*Information shown*
—————

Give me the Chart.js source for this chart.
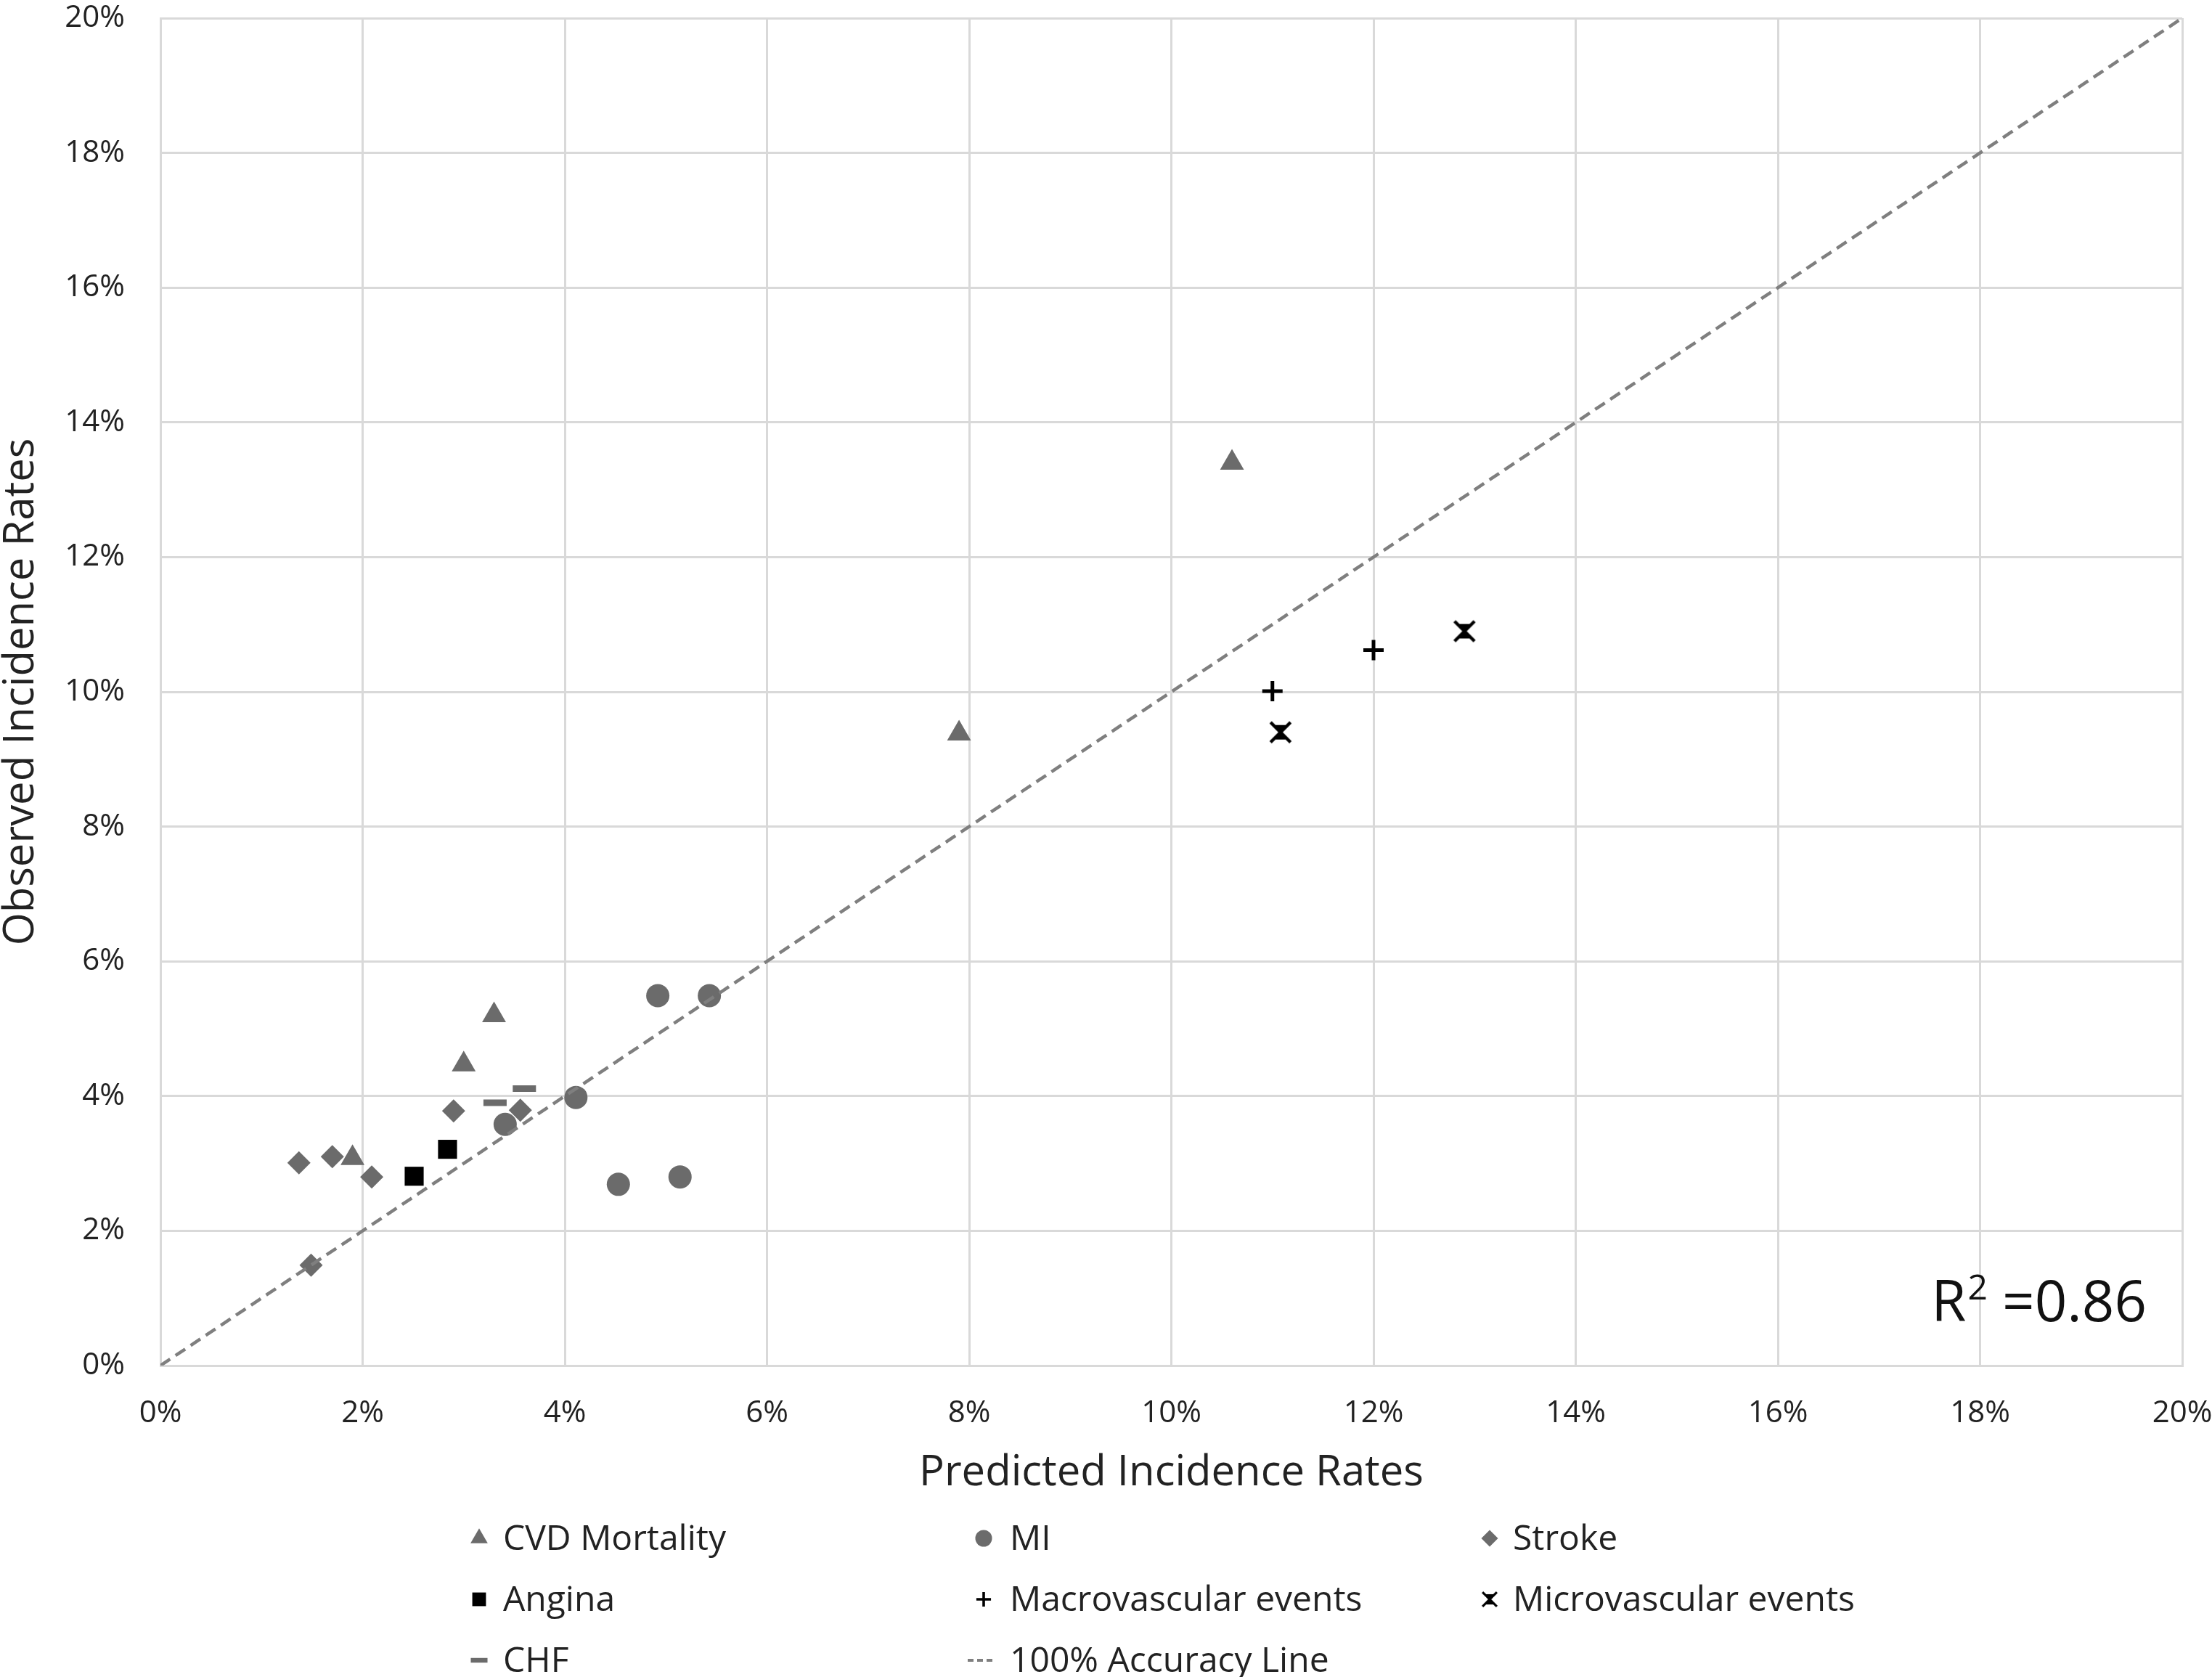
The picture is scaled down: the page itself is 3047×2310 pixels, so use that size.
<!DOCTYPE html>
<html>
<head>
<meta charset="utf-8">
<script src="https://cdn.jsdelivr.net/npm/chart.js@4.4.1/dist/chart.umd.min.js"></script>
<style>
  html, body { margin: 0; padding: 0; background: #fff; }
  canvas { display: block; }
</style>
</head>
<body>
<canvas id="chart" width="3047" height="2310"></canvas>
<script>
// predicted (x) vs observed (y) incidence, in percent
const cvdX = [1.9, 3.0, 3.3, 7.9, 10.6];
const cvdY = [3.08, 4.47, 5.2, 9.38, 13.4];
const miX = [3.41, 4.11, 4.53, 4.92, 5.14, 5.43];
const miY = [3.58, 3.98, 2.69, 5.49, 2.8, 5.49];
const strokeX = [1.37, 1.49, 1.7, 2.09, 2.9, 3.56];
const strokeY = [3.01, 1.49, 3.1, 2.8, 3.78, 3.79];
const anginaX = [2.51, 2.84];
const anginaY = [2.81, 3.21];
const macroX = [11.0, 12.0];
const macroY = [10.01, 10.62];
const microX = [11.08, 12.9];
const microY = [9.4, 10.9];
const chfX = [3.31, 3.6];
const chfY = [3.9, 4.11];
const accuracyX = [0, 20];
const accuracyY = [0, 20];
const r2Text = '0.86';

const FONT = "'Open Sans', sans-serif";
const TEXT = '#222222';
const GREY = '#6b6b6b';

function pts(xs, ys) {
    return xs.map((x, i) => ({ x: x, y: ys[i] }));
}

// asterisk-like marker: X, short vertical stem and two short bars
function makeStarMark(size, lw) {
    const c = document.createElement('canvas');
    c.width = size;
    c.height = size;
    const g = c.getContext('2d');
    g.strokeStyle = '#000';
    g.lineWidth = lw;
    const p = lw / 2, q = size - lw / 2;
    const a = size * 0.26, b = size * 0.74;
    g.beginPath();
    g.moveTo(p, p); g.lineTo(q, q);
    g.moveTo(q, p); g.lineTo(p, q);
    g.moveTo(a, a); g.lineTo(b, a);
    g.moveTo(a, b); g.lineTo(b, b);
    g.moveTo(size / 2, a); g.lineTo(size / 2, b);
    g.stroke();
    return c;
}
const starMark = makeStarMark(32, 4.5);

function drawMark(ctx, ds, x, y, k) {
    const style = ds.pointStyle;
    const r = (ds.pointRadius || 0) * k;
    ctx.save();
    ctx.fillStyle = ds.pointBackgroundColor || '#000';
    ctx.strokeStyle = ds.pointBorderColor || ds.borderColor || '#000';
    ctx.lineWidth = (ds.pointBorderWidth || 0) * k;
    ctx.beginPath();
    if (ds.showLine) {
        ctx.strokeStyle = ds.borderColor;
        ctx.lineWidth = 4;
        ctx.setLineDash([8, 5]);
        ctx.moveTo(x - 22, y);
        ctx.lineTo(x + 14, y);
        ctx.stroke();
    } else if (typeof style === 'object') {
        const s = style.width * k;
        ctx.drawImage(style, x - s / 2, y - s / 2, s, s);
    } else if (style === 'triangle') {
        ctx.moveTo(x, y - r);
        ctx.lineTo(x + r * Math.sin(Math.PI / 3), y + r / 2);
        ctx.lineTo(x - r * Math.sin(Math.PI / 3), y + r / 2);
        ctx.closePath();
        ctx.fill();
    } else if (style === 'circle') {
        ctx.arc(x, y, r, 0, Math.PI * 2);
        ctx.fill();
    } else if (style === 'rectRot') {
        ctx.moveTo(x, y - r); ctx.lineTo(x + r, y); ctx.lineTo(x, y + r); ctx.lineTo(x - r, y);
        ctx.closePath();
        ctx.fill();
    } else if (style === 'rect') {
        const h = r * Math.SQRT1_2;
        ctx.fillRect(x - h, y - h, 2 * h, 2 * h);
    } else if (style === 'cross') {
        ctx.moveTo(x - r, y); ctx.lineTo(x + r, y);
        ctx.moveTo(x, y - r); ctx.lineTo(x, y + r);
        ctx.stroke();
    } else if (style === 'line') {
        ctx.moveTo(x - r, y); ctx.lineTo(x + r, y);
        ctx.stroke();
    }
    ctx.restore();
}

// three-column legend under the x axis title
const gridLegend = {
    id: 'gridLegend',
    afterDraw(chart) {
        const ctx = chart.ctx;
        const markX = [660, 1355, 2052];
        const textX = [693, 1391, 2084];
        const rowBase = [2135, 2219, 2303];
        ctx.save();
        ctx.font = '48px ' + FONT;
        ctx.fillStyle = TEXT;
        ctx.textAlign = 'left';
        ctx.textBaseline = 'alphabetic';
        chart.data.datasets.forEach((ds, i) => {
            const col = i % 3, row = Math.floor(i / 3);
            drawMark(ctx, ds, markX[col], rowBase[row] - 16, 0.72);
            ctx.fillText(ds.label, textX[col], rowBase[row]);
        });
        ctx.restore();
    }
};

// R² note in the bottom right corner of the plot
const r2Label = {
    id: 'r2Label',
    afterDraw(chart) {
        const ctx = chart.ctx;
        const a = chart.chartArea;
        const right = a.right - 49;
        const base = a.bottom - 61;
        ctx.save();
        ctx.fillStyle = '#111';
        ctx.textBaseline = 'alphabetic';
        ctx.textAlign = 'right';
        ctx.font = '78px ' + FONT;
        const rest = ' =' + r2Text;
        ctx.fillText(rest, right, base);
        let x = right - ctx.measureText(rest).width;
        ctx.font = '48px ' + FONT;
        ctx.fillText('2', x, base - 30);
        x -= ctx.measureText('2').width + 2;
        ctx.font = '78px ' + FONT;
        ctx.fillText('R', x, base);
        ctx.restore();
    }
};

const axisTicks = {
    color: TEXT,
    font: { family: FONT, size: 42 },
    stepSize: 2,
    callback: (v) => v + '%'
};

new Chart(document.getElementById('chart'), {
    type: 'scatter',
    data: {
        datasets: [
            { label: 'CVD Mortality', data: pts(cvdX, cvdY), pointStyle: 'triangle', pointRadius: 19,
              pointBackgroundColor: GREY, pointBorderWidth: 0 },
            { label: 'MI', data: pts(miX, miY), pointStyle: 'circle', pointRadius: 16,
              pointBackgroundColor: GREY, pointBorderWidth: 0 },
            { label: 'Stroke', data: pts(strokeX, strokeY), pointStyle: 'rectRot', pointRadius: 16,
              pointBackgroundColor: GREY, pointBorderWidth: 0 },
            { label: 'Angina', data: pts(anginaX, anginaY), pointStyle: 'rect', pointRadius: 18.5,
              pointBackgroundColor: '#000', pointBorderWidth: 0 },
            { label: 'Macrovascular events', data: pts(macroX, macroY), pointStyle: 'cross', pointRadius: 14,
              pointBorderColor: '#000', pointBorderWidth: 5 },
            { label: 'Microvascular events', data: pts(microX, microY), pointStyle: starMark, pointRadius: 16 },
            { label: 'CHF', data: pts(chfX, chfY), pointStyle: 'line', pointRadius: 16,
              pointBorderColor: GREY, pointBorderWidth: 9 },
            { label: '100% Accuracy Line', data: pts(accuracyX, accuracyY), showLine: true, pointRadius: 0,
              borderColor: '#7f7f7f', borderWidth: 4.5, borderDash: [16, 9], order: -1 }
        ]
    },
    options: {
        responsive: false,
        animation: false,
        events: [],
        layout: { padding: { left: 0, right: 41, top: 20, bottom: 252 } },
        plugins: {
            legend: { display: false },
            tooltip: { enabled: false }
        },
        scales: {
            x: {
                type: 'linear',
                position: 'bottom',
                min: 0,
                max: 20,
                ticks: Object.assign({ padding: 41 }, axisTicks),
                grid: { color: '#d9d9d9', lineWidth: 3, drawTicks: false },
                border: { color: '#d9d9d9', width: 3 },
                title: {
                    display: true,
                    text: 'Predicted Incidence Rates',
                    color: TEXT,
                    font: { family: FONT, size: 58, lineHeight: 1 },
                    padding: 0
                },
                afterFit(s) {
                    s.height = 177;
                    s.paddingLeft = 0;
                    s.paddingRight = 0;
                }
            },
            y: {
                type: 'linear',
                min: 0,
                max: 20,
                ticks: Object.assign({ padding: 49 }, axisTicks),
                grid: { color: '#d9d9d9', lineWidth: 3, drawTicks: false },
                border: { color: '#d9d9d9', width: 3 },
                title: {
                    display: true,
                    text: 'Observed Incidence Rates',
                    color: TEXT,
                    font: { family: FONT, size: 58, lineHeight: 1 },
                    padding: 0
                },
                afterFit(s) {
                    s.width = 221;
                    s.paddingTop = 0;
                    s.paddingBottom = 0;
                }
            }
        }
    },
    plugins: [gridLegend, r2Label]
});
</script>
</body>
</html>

—————

*Brief*
Exactly restate the lines from the beginning of the data through the line with "const starMark = makeStarMark(32, 4.5);", and no others, keeping pictures out.

*Answer for the task*
Give me the Chart.js source for this chart.
The picture is scaled down: the page itself is 3047×2310 pixels, so use that size.
<!DOCTYPE html>
<html>
<head>
<meta charset="utf-8">
<script src="https://cdn.jsdelivr.net/npm/chart.js@4.4.1/dist/chart.umd.min.js"></script>
<style>
  html, body { margin: 0; padding: 0; background: #fff; }
  canvas { display: block; }
</style>
</head>
<body>
<canvas id="chart" width="3047" height="2310"></canvas>
<script>
// predicted (x) vs observed (y) incidence, in percent
const cvdX = [1.9, 3.0, 3.3, 7.9, 10.6];
const cvdY = [3.08, 4.47, 5.2, 9.38, 13.4];
const miX = [3.41, 4.11, 4.53, 4.92, 5.14, 5.43];
const miY = [3.58, 3.98, 2.69, 5.49, 2.8, 5.49];
const strokeX = [1.37, 1.49, 1.7, 2.09, 2.9, 3.56];
const strokeY = [3.01, 1.49, 3.1, 2.8, 3.78, 3.79];
const anginaX = [2.51, 2.84];
const anginaY = [2.81, 3.21];
const macroX = [11.0, 12.0];
const macroY = [10.01, 10.62];
const microX = [11.08, 12.9];
const microY = [9.4, 10.9];
const chfX = [3.31, 3.6];
const chfY = [3.9, 4.11];
const accuracyX = [0, 20];
const accuracyY = [0, 20];
const r2Text = '0.86';

const FONT = "'Open Sans', sans-serif";
const TEXT = '#222222';
const GREY = '#6b6b6b';

function pts(xs, ys) {
    return xs.map((x, i) => ({ x: x, y: ys[i] }));
}

// asterisk-like marker: X, short vertical stem and two short bars
function makeStarMark(size, lw) {
    const c = document.createElement('canvas');
    c.width = size;
    c.height = size;
    const g = c.getContext('2d');
    g.strokeStyle = '#000';
    g.lineWidth = lw;
    const p = lw / 2, q = size - lw / 2;
    const a = size * 0.26, b = size * 0.74;
    g.beginPath();
    g.moveTo(p, p); g.lineTo(q, q);
    g.moveTo(q, p); g.lineTo(p, q);
    g.moveTo(a, a); g.lineTo(b, a);
    g.moveTo(a, b); g.lineTo(b, b);
    g.moveTo(size / 2, a); g.lineTo(size / 2, b);
    g.stroke();
    return c;
}
const starMark = makeStarMark(32, 4.5);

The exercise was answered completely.